The latest light bulb flashing in Mr Henry's head is to revive the rail service in Montego Bay, the northwestern city that serves as Jamaica's tourist capital.
"Some things will be happening that Montego Bay will be very happy about in respect of rail service," said Henry. "I'm going no further than that today because each of these things is exciting opportunities that will be unfolding from the Ministry of Transport and Mining."
That tantalising teaser notwithstanding, the transport minister suffers from a crisis of confidence and credibility. Nearly a decade ago, Mr Henry resuscitated the railway between Linstead and Kingston. Despite the nostalgia and sentimentality, it was shuttered a year later. because it was bleeding the State to the tune of $2 million a month.

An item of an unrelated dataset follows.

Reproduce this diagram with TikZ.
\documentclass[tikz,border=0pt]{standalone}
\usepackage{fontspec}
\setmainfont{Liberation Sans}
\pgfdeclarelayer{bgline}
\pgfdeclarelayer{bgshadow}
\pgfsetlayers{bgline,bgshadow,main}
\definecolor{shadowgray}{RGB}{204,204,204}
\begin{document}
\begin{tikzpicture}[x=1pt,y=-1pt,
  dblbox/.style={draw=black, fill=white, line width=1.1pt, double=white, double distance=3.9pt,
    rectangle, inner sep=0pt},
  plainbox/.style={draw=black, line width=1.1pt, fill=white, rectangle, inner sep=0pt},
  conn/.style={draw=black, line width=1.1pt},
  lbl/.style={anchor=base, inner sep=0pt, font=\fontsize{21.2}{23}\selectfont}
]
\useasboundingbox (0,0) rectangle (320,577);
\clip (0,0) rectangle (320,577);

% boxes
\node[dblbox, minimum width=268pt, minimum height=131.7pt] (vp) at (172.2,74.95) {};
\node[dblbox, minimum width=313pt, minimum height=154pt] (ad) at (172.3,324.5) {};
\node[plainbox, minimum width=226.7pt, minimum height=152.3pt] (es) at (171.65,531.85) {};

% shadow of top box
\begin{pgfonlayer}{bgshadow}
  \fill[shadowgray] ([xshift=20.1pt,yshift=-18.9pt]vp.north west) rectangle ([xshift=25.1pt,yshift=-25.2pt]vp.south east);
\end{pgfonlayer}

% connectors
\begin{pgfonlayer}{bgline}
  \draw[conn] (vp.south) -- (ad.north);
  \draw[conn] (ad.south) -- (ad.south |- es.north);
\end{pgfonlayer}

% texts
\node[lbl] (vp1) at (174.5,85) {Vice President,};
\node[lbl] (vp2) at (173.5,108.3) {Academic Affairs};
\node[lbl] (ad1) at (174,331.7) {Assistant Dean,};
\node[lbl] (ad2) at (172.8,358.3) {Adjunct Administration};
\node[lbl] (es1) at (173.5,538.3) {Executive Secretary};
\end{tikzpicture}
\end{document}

Muzzled by fiscal restraints
Prime Minister Andrew Holness is fully aware of the fiscal restraints muzzling the Jamaican Government and must tell Mr Henry candidly that before accommodating any talk about restarting passenger rail service, whether on an interparish basis or as part of Montego Bay's metropolitan transport suite, he must furnish Cabinet and the country with concrete data, independently verified, for perusal.
If he can't, Mr Holness must take away Mr Henry's toy trains and focus his mind on the job at hand.
We fear that the multimodal plans clanging around in Mr Henry's head might be a sign that he is fast losing his grasp on reality. If private investors have shied away from attempts to divest the train service, there might well be method to their madness.